Posted on June 21, 2010. Filed under: Deanna Fei, Essay Matters, Guardian, Micheal Erard, The Millions, The Morning News, The New York Review of Books, Tony Judt |

>Tony Judt, suffering from a neurological disorder and is “fast losing control of words even as my relationship with the world has been reduced to them,” writes in The New York Review of Books on his love of words and longs for the lost art of articulate, crafted writing: “Today “natural” expression—in language as in art—is preferred to artifice. We unreflectively suppose that truth no less than beauty is conveyed more effectively thereby.
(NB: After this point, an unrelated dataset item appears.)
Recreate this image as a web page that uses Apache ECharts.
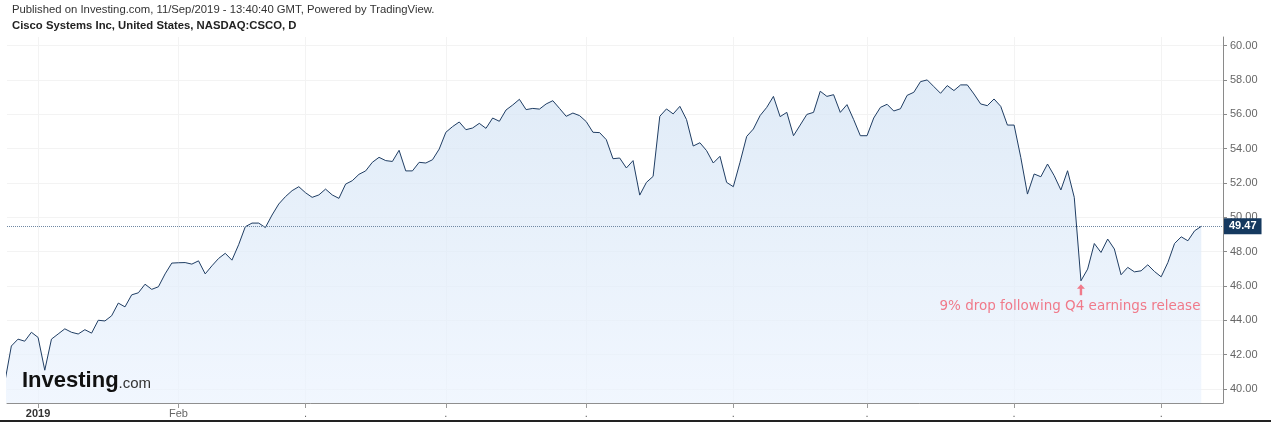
<!DOCTYPE html>
<html><head><meta charset="utf-8">
<script src="https://cdn.jsdelivr.net/npm/echarts@6/dist/echarts.min.js"></script>
<style>html,body{margin:0;padding:0;background:#fff}#c{width:1271px;height:423px}</style>
</head><body><div id="c"></div>
<script>
// Daily closes, 24 Dec 2018 .. 11 Sep 2019 (trading days)
const prices = [
40.35,42.5,42.9,42.78,43.3,43.0,41.09,42.9,43.2,43.5,
43.3,43.2,43.45,43.25,44.0,43.96,44.26,45.0,44.78,45.48,
45.6,46.1,45.8,45.95,46.7,47.33,47.35,47.36,47.27,47.46,
46.7,47.17,47.6,47.9,47.5,48.4,49.45,49.66,49.66,49.4,
50.13,50.77,51.2,51.55,51.78,51.43,51.16,51.3,51.64,51.3,
51.1,51.93,52.13,52.5,52.7,53.2,53.49,53.3,53.25,53.9,
52.7,52.7,53.2,53.16,53.35,53.97,54.95,55.28,55.55,55.1,
55.2,55.47,55.18,55.78,55.59,56.25,56.54,56.87,56.27,56.34,
56.3,56.6,56.79,56.34,55.88,56.07,55.92,55.57,54.95,54.93,
54.52,53.41,53.45,52.87,53.3,51.29,52.03,52.38,55.88,56.31,
56.02,56.46,55.69,54.15,54.34,53.88,53.16,53.55,52.03,51.78,
53.2,54.71,55.14,55.92,56.4,57.04,55.86,56.11,54.75,55.37,
55.99,56.11,57.34,57.04,57.14,56.11,56.56,55.69,54.75,54.75,
55.78,56.4,56.58,56.19,56.32,57.1,57.28,57.9,58.0,57.61,
57.22,57.67,57.38,57.71,57.71,57.18,56.6,56.5,56.89,56.46,
55.37,55.37,53.49,51.35,52.52,52.36,53.1,52.42,51.59,52.71,
51.16,46.3,46.98,48.47,47.95,48.73,48.15,46.65,47.08,46.82,
46.88,47.23,46.84,46.53,47.36,48.47,48.86,48.63,49.21,49.47
];
const lastPrice = 49.47;
const monthTickIdx = [5,26,45,66,87,109,129,151,173];
const monthTickLabels = ['2019','Feb','.','.','.','.','.','.','.'];
const yTicks = [40,42,44,46,48,50,52,54,56,58,60];
const headerLine1 = 'Published on Investing.com, 11/Sep/2019 - 13:40:40 GMT, Powered by TradingView.';
const headerLine2 = 'Cisco Systems Inc, United States, NASDAQ:CSCO, D';
const annotationText = '9% drop following Q4 earnings release';
const annotationIdx = 161;

const chart = echarts.init(document.getElementById('c'), null, {renderer:'canvas'});
const font = 'Arial, "Liberation Sans", sans-serif';
const wideFont = '"DejaVu Sans", Verdana, sans-serif';
chart.setOption({
  animation:false,
  backgroundColor:'#fff',
  textStyle:{fontFamily:font},
  title:[
    {text:headerLine1,left:12,top:4,padding:0,textStyle:{fontSize:11.3,fontWeight:'normal',color:'#333',fontFamily:font}},
    {text:headerLine2,left:12,top:20,padding:0,textStyle:{fontSize:11.3,fontWeight:'bold',color:'#222',fontFamily:font}}
  ],
  grid:{left:7,right:48,top:37,bottom:20},
  xAxis:{
    type:'value',min:0.35,max:182.25,
    axisLine:{show:true,lineStyle:{color:'#8f8f8f',width:1}},
    axisTick:{show:true,customValues:monthTickIdx,length:5,lineStyle:{color:'#9a9a9a'}},
    splitLine:{show:true,lineStyle:{color:'#f3f3f3',width:1}},
    axisLabel:{
      customValues:monthTickIdx,margin:5,fontSize:11,
      formatter:function(v){const k=monthTickIdx.indexOf(Math.round(v));const t=k>=0?monthTickLabels[k]:'';return k===0?'{b|'+t+'}':'{n|'+t+'}';},
      rich:{b:{fontWeight:'bold',color:'#333',fontSize:11,fontFamily:font},n:{color:'#666',fontSize:11,fontFamily:font}}
    }
  },
  yAxis:{
    type:'value',position:'right',min:39.18,max:60.5,
    axisLine:{show:true,lineStyle:{color:'#8a8a8a',width:1}},
    axisTick:{show:true,customValues:yTicks,length:4,lineStyle:{color:'#8a8a8a'}},
    splitLine:{show:true,lineStyle:{color:'#f3f3f3',width:1}},
    axisLabel:{customValues:yTicks,margin:7,fontSize:11,color:'#666',formatter:function(v){return v.toFixed(2);}}
  },
  graphic:[
    {type:'text',left:22,top:370,z:50,style:{
      text:'{a|Investing}{b|.com}',
      rich:{a:{fontSize:22,fontWeight:'bold',fill:'#111',fontFamily:font,lineHeight:24,verticalAlign:'bottom'},
            b:{fontSize:15,fill:'#333',fontFamily:font,lineHeight:24,verticalAlign:'bottom',padding:[0,0,1,0]}}
    }},
    {type:'line',z:50,shape:{x1:0,y1:421,x2:1271,y2:421},style:{stroke:'#222',lineWidth:2}}
  ],
  series:[{
    type:'line',
    data:prices.map(function(v,i){return [i,v];}),
    symbol:'none',
    lineStyle:{color:'#1f3d63',width:1},
    areaStyle:{color:new echarts.graphic.LinearGradient(0,0,0,1,[{offset:0,color:'#d3e3f4'},{offset:1,color:'#ebf3fe'}])},
    markLine:{
      silent:true,symbol:'none',
      data:[{yAxis:lastPrice}],
      lineStyle:{type:'dotted',color:'#7088a3',width:1},
      label:{show:true,position:'end',distance:1,formatter:lastPrice.toFixed(2),
        backgroundColor:'#15395f',color:'#fff',fontWeight:'bold',fontSize:11,padding:[3,5,2,5]}
    },
    markPoint:{
      silent:true,
      data:[
        {coord:[annotationIdx,prices[annotationIdx]],symbol:'path://M5,0 L10,5 L6.5,5 L6.5,12 L3.5,12 L3.5,5 L0,5 Z',
          symbolSize:[8,11],symbolOffset:[0,9],itemStyle:{color:'#f07a8a'},label:{show:false}},
        {coord:[annotationIdx,prices[annotationIdx]],symbol:'rect',symbolSize:1,itemStyle:{color:'rgba(0,0,0,0)'},
          label:{show:true,formatter:annotationText,offset:[-11,26],color:'#f07a8a',fontSize:13.5,fontFamily:wideFont}}
      ]
    }
  }]
});
</script></body></html>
Alexander Pope knew better. (“True Wit is Nature to Advantage drest, / What oft was Thought, but ne’er so well Exprest.” —Essay on Criticism, 1711) For many centuries in the Western tradition, how well you expressed a position corresponded closely to the credibility of your argument. Rhetorical styles might vary from the spartan to the baroque, but style itself was never a matter of indifference.”

“Apollo and the Artist” by Cy Twomby

At The Millions, Deanna Fei details the haunting voice of her grandmother in her struggles to write fiction: “I was aware that Chinese censorship is real and crushing. But I’d never expected it to manifest itself in the voice of my own grandmother—who, if she chose, could certainly tell her own negative tales about China.”
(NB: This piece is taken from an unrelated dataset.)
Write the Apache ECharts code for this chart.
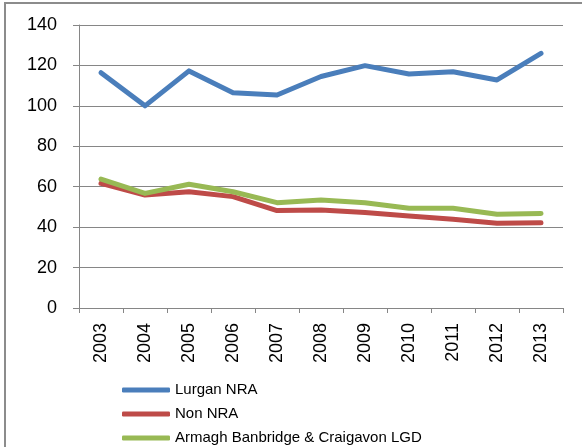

And when is writing a crime? At The Morning News, Micheal Erard returns to confront a former student who plagiarized and essay and rethinks the ways writing is policed.  “Then it was my turn: I told Haley a bit about how her plagiarism had affected me. How I took it personally, and trusted students a little less; I made sure that assignments were plagiarism-proof. But what she couldn’t know was how I became more confident in spotting an opportunity to instruct, and less interested in policing boundaries—which were, after all, mine to teach.”